The index ranks companies across a range of indicators including the healthiness of their products, responsible marketing and labelling. It found a wide variation in performance between companies, some of whom scored relatively strongly across all indicators while others fell down on many aspects of supporting good nutrition. Danone topped the overall ranking with Lactalis judged to be the worst performer.
ANTi said companies’ healthier sales targets have considerable scope for improvement with just one business having set a target to increase its proportion of healthier product sales using an internationally recognised nutrient profiling model (NPM).
It did however recognise important progress in several areas with 30% of companies now using an internationally recognised NPM to assess and classify products as ‘healthier’ for reporting purposes.

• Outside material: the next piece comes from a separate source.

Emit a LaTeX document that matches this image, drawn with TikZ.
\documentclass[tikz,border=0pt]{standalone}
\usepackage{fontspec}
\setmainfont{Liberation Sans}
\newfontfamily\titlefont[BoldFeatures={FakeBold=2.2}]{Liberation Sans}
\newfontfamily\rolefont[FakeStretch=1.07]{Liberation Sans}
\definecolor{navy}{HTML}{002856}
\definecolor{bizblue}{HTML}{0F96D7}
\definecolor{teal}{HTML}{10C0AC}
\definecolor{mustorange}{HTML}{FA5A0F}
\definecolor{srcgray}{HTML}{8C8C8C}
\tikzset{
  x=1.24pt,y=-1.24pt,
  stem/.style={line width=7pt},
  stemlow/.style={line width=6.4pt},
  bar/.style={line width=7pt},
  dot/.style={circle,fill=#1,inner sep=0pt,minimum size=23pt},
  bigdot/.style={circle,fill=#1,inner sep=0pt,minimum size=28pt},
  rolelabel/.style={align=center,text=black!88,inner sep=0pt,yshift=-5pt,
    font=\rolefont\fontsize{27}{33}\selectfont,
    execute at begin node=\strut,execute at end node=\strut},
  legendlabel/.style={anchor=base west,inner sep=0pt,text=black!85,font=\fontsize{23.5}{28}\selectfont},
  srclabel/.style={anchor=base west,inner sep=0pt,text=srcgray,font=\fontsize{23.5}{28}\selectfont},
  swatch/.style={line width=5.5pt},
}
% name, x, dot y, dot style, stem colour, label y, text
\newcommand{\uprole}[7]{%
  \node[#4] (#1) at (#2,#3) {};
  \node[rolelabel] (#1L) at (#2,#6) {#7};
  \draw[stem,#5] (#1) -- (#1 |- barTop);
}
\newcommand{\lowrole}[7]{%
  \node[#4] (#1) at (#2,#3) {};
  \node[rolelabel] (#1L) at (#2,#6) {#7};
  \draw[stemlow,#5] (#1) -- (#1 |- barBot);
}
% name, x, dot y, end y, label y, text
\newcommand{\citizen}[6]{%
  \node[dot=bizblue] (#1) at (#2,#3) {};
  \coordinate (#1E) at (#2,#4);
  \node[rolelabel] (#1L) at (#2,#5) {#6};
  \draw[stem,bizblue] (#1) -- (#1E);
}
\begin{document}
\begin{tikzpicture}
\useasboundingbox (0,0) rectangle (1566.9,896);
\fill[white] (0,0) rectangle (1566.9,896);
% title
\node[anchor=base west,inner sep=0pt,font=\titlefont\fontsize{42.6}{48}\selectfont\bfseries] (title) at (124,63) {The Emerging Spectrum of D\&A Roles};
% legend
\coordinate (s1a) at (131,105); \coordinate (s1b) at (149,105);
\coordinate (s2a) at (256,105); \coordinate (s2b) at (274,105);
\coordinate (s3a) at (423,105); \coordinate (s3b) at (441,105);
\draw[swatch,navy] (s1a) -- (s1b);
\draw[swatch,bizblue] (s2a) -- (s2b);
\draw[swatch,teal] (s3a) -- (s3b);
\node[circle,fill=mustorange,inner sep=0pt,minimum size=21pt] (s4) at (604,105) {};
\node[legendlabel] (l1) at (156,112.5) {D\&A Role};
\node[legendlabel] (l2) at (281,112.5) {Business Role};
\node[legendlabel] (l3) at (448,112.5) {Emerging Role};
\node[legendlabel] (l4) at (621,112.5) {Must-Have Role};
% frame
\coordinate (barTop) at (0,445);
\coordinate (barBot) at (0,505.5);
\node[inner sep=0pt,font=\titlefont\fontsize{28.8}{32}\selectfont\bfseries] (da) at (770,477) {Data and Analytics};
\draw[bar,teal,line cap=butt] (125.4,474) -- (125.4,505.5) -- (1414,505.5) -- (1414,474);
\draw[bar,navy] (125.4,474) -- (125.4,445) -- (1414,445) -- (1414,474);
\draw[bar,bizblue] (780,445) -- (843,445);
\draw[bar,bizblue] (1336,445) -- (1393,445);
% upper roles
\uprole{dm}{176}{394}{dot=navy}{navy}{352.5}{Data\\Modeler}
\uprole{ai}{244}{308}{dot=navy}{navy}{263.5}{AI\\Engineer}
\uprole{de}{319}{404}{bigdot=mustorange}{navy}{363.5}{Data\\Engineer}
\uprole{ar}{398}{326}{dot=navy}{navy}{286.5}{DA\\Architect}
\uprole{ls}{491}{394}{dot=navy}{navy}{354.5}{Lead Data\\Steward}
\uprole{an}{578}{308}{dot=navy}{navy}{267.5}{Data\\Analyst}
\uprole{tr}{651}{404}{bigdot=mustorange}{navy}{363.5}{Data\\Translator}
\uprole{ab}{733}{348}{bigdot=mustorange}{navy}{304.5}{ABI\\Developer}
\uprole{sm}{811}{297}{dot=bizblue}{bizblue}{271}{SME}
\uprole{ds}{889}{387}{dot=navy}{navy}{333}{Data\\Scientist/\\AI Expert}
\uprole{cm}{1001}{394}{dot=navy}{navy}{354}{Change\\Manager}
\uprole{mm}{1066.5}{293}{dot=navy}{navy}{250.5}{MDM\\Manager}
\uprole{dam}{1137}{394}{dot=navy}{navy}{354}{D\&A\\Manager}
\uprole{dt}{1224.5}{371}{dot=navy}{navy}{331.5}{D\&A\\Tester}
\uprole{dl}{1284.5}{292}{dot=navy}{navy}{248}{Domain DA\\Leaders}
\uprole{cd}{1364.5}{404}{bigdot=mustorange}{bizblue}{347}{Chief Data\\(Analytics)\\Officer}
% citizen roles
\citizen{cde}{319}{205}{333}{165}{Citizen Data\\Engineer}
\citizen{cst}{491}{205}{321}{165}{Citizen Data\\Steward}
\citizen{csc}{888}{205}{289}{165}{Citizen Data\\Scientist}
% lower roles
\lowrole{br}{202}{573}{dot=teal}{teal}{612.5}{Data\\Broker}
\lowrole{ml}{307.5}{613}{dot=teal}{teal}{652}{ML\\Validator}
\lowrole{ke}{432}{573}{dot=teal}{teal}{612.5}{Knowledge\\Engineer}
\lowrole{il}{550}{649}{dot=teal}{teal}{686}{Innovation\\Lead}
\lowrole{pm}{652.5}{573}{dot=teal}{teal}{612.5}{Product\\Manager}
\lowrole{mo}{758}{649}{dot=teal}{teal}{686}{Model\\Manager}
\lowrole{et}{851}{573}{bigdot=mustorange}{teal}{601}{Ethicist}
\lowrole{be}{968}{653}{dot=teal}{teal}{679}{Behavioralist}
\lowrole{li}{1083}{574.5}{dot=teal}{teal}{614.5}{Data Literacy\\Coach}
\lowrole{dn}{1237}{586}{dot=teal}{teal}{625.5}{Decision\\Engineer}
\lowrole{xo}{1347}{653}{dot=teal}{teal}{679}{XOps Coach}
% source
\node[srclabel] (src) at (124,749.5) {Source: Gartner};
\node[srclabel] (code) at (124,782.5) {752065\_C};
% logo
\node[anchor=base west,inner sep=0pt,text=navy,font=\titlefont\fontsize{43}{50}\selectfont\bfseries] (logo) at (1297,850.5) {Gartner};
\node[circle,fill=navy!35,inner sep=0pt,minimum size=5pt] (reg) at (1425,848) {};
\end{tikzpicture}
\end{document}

More companies have also set higher age thresholds for product marketing and some companies have now set a definition for ‘affordable nutrition’.
There has been a small improvement since 2021 in the overall healthiness of product portfolios with 34% of sales now derived from products classified as healthier under the health star rating (HSR) system. ANTi has set a target that by 2030 at least 50% of portfolio sales come from healthier products.

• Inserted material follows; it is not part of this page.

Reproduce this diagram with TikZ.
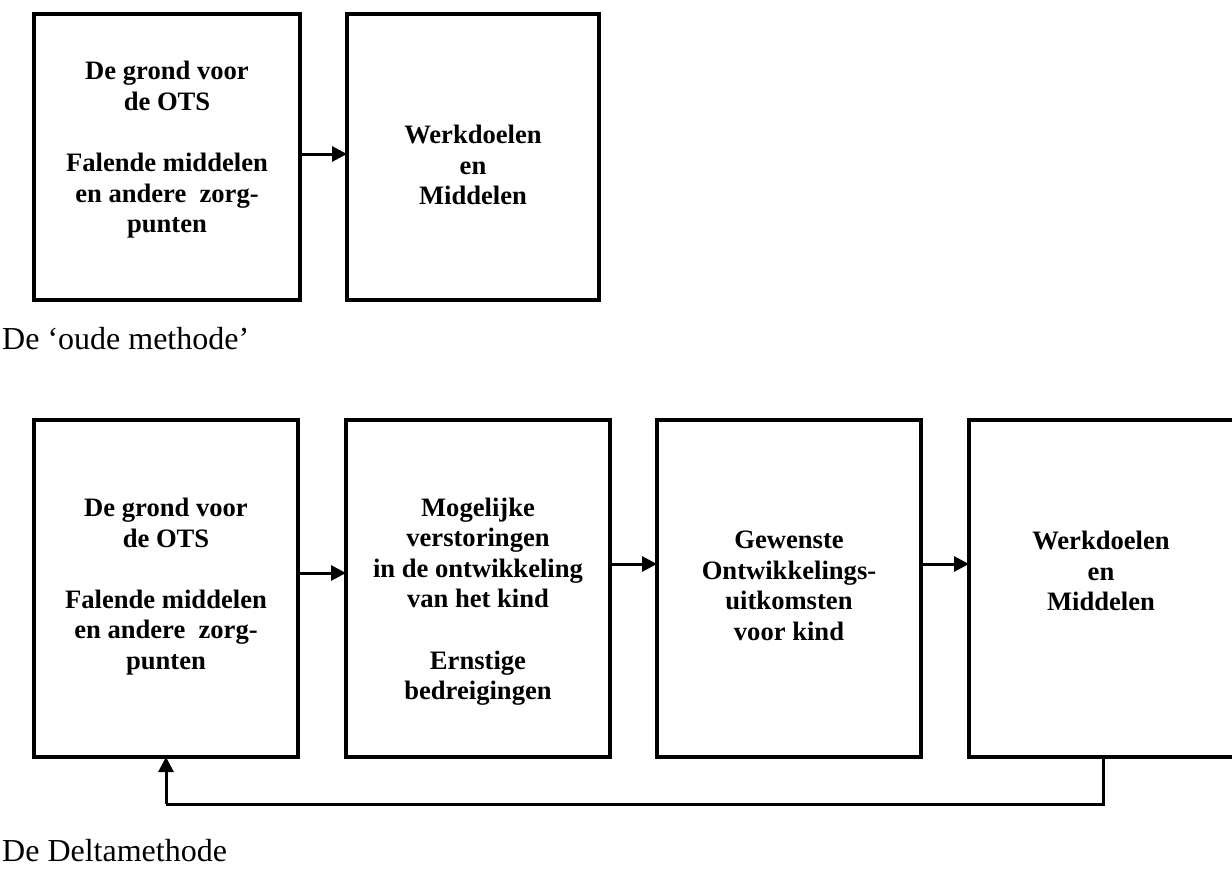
\documentclass[tikz,border=0pt]{standalone}
\usepackage{fontspec}
\setmainfont{Liberation Serif}
\usetikzlibrary{arrows.meta}
\tikzset{
  blk/.style={draw=black, line width=4pt, rectangle, inner sep=0pt, outer sep=0pt, fill=none},
  txt/.style={align=center, inner sep=0pt, font=\bfseries\fontsize{26.6}{30.6}\selectfont},
  captxt/.style={anchor=base west, inner sep=0pt, font=\fontsize{32}{38}\selectfont},
  arr/.style={line width=3pt, -{Triangle[length=15pt,width=15pt]}},
  fb/.style={line width=3pt}
}
\begin{document}
\begin{tikzpicture}[x=1pt,y=-1pt]
\useasboundingbox (0,0) rectangle (1232,868);
% top row
\node[blk, minimum width=266pt, minimum height=286pt] (t1) at (167,157) {};
\node[blk, minimum width=252pt, minimum height=286pt] (t2) at (473,157) {};
\node[txt] (t1t) at (167,150) {De grond voor\\de OTS\\[30.6pt]Falende middelen\\en andere\ \ zorg-\\punten};
\node[txt] (t2t) at (473,165) {Werkdoelen\\en\\Middelen};
\draw[arr] ([yshift=3pt]t1.east) -- ([yshift=3pt]t2.west);
\node[captxt] (c1) at (2,349) {De ‘oude methode’};
% bottom row
\node[blk, minimum width=264pt, minimum height=337pt] (b1) at (166,588.5) {};
\node[blk, minimum width=264pt, minimum height=337pt] (b2) at (478,588.5) {};
\node[blk, minimum width=264pt, minimum height=337pt] (b3) at (789,588.5) {};
\node[blk, minimum width=268pt, minimum height=337pt] (b4) at (1103,588.5) {};
\node[txt] (b1t) at (166,586.5) {De grond voor\\de OTS\\[30.6pt]Falende middelen\\en andere\ \ zorg-\\punten};
\node[txt] (b2t) at (478,601.5) {Mogelijke\\verstoringen\\in de ontwikkeling\\van het kind\\[30.6pt]Ernstige\\bedreigingen};
\node[txt] (b3t) at (789,586) {Gewenste\\Ontwikkelings-\\uitkomsten\\voor kind};
\node[txt] (b4t) at (1101,571) {Werkdoelen\\en\\Middelen};
\draw[arr] ([yshift=15.5pt]b1.east) -- ([yshift=15.5pt]b2.west);
\draw[arr] ([yshift=24.5pt]b2.east) -- ([yshift=24.5pt]b3.west);
\draw[arr] ([yshift=24.5pt]b3.east) -- ([yshift=24.5pt]b4.west);
\coordinate (f1) at (1103,804);
\coordinate (f2) at (166,804);
\draw[fb] (b4.south) -- (f1) -- (f2);
\draw[arr] (f2) -- (b1.south);
\node[captxt] (c2) at (2,861) {De Deltamethode};
\end{tikzpicture}
\end{document}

The cost of malnutrition is expected to exceed $41trn (£32trn) over the next decade, with undernutrition costing $21trn and overweight/obesity $20trn.
ANTi concluded that it will not be possible to end all forms of malnutrition by 2030, as targeted in the sustainable development goals, without fundamental food system changes.
It called on policy makers and governments to introduce mandatory policies in areas such as front-of-pack labelling and marketing restrictions, and for intervention to make products high in fat, sugar, or salt more expensive and healthier foods more affordable.
It also wants to see governments require that companies publish information on key health metrics such as the percentage of their sales derived from healthier products.
Investors should require that companies disclose information on the healthiness of their product portfolios using a government-endorsed NPM.
ANTi pointed to the business advantage that can be gained by improving the nutritional profile of products, citing research showing that, on average, food companies with broader, healthier food portfolios have higher earnings than their peers.